--- start of Supplied material ---
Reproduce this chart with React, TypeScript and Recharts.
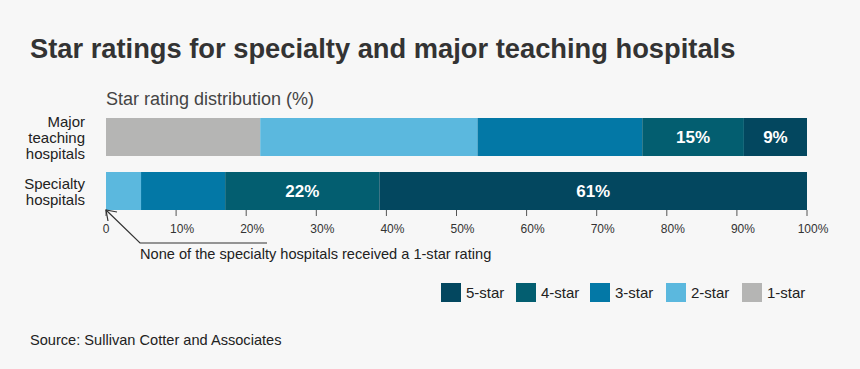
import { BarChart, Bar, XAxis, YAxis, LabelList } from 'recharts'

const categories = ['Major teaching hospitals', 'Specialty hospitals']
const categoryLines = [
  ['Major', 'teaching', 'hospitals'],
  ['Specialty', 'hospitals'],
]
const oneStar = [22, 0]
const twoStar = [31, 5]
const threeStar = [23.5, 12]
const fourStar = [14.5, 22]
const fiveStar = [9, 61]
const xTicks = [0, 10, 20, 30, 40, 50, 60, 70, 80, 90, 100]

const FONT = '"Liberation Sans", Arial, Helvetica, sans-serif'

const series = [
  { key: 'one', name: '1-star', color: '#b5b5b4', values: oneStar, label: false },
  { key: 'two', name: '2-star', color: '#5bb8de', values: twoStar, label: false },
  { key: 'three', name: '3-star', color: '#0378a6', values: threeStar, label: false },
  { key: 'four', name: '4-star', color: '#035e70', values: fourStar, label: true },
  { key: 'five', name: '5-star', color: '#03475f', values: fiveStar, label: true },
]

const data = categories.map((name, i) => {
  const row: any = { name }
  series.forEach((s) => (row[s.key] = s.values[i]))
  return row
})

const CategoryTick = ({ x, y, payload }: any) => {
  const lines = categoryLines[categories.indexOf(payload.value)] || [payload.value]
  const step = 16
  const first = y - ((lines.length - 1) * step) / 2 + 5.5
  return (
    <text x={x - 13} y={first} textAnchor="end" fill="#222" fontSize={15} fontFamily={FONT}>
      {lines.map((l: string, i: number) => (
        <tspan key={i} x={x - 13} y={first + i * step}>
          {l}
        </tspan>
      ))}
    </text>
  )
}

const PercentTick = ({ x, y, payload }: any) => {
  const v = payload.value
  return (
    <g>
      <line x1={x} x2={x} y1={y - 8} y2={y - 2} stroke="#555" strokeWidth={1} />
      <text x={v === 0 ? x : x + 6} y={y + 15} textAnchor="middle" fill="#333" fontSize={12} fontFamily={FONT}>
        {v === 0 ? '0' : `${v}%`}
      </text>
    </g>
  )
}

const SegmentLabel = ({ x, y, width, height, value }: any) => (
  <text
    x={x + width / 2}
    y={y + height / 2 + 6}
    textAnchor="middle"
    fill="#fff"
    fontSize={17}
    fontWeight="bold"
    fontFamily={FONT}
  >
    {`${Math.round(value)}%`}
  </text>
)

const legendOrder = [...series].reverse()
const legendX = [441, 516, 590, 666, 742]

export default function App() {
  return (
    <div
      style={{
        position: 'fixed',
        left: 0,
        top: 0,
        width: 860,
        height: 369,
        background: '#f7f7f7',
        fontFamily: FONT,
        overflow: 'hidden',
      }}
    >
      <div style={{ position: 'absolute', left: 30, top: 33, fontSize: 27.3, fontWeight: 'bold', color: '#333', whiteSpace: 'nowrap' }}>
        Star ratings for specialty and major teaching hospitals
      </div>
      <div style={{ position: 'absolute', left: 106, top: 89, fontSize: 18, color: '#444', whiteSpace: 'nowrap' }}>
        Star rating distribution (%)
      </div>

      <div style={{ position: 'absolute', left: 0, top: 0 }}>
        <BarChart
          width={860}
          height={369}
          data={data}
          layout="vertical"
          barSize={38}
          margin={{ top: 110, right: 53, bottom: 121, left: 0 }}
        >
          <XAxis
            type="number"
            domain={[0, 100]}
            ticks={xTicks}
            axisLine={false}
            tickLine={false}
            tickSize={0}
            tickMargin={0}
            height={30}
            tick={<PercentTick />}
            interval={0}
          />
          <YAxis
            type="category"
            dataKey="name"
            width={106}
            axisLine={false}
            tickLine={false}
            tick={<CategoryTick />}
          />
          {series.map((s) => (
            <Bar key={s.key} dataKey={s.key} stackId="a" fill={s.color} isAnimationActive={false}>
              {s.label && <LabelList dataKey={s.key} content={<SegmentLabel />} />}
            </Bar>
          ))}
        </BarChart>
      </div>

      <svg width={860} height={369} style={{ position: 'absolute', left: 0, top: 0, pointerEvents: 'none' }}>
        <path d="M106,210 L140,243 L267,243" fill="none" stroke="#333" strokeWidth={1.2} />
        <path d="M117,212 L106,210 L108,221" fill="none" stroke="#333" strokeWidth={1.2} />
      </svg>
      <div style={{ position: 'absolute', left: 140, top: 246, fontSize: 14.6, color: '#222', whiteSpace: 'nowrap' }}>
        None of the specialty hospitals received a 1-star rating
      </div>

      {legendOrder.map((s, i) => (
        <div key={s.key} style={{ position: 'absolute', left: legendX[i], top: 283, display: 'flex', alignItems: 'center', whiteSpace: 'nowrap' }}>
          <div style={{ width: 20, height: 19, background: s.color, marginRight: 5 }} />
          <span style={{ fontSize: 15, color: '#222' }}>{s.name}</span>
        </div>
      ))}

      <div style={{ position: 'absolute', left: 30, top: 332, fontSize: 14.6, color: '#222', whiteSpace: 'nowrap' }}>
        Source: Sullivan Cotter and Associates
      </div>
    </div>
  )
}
--- end of Supplied material ---
Restate the material word for word from its first line through the line containing "XAxis, YAxis, LabelList", both included; the pictures do not belong in it.

Reproduce this chart with React, TypeScript and Recharts.
import { BarChart, Bar, XAxis, YAxis, LabelList } from 'recharts'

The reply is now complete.